A consumer can even end the agreement early with a Voluntary Termination (VT) as long as more than half the total repayment value has been completed.
The other point of clarification to note is that a PCP is not a lease; monthly payments are not ‘lease’ payments and should the GMFV be settled by the consumer, title to the car will transfer in its entirety. Under a lease agreement, the consumer never takes title to the vehicle.
A PCP is a conditional sale agreement and the consumer is protected under the Consumer Credit Act of 1974 as well as being a regulated product under the Financial Conduct Authority.
There are some downsides to PCP agreements that should be noted. Consumers can find the different choices at the end of the agreement challenging or perplexing; maintaining vehicle service history and the condition of the car is important as charges are incurred for damage on the car should it be returned at the end of the agreement and excess mileage payments may also be applicable.
What is Personal Contract Hire (PCH)?
PCH or Personal Contract Hire is effectively a long-term car rental.
It is also known as personal leasing.
With a PCH agreement, the consumer agrees to rent a vehicle for a set period based on a pre-agreed annual mileage. There is an initial rental (usually three or six times the monthly rental), followed by monthly rentals spread over the length of the agreement (two, three, four of five years).
Monthly payments are commonly referred to as lease rentals, rentals or monthly lease payments.
At the end of the agreement, the car is returned to the leasing company with nothing more to pay (subject to certain conditions on the appearance of the car and any excess mileage incurred). There is no contractual option to own the car.
A PCH agreement allows consumers access to new cars on a regular basis at fleet negotiated discounts. Consumers are protected from any loss in value incurred by falling used car prices as this risk is borne by the leasing company.
Personal contract hire agreements are a regulated finance product overseen by the Financial Conduct Authority.
A PCH is a simple to understand product that is becoming increasingly popular. A maintenance agreement can also be added to cover expenditure on areas such as servicing and new tyres. This can be paid monthly as part of the rental.
There are some potential drawbacks to PCH agreements. In most cases you cannot alter the agreement, so if your circumstances suddenly change and if you’re covering double the mileage agreed, then you will be liable for excess mileage payments.
There are fair wear and tear charges applicable, regulated by the BVRLA, if the car is not returned in the condition stated in the paperwork – damaged alloy wheels, for example, will be charged for, although such details can be discussed with your leasing broker or leasing provider prior to the car’s return so estimates can be prepared.

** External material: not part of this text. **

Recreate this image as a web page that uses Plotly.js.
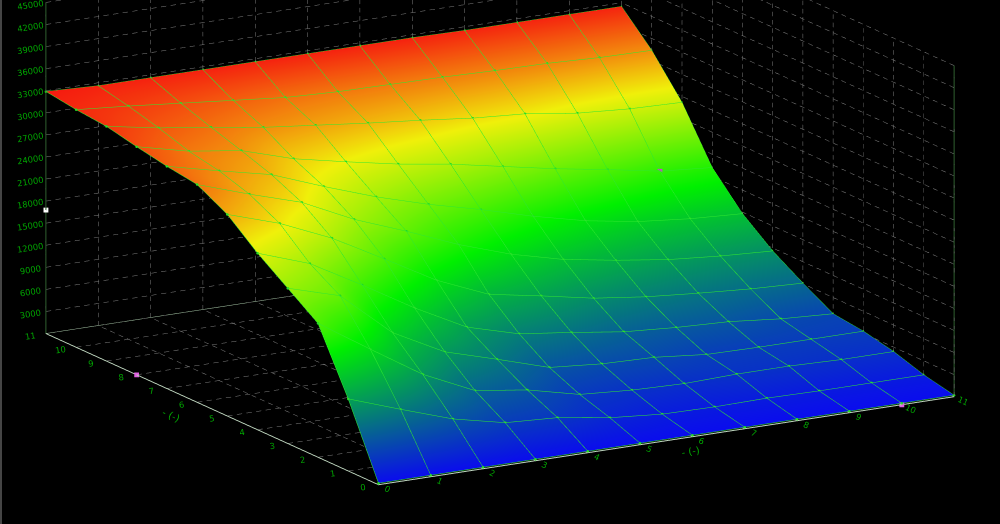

If you decide to end the agreement early termination costs will apply, which can be between 50-100% of the rentals owed.
Otherwise, PCH is a straightforward and low-cost method to access the newest, cleanest and safest cars on the market.
Jane Pocock adds:
“The next generation will be more active online and in the use of social dialogue. They are unlikely to want a face-to-face sales experience, or to become involved in the business of buying or disposing of vehicles. Agreements such as PCH are therefore set to grow.
“It is important that the Leasing Broker Federation helps to support the brokers as they are, in ensuring the clarity of message is out in the market, and we challenge misleading communications.”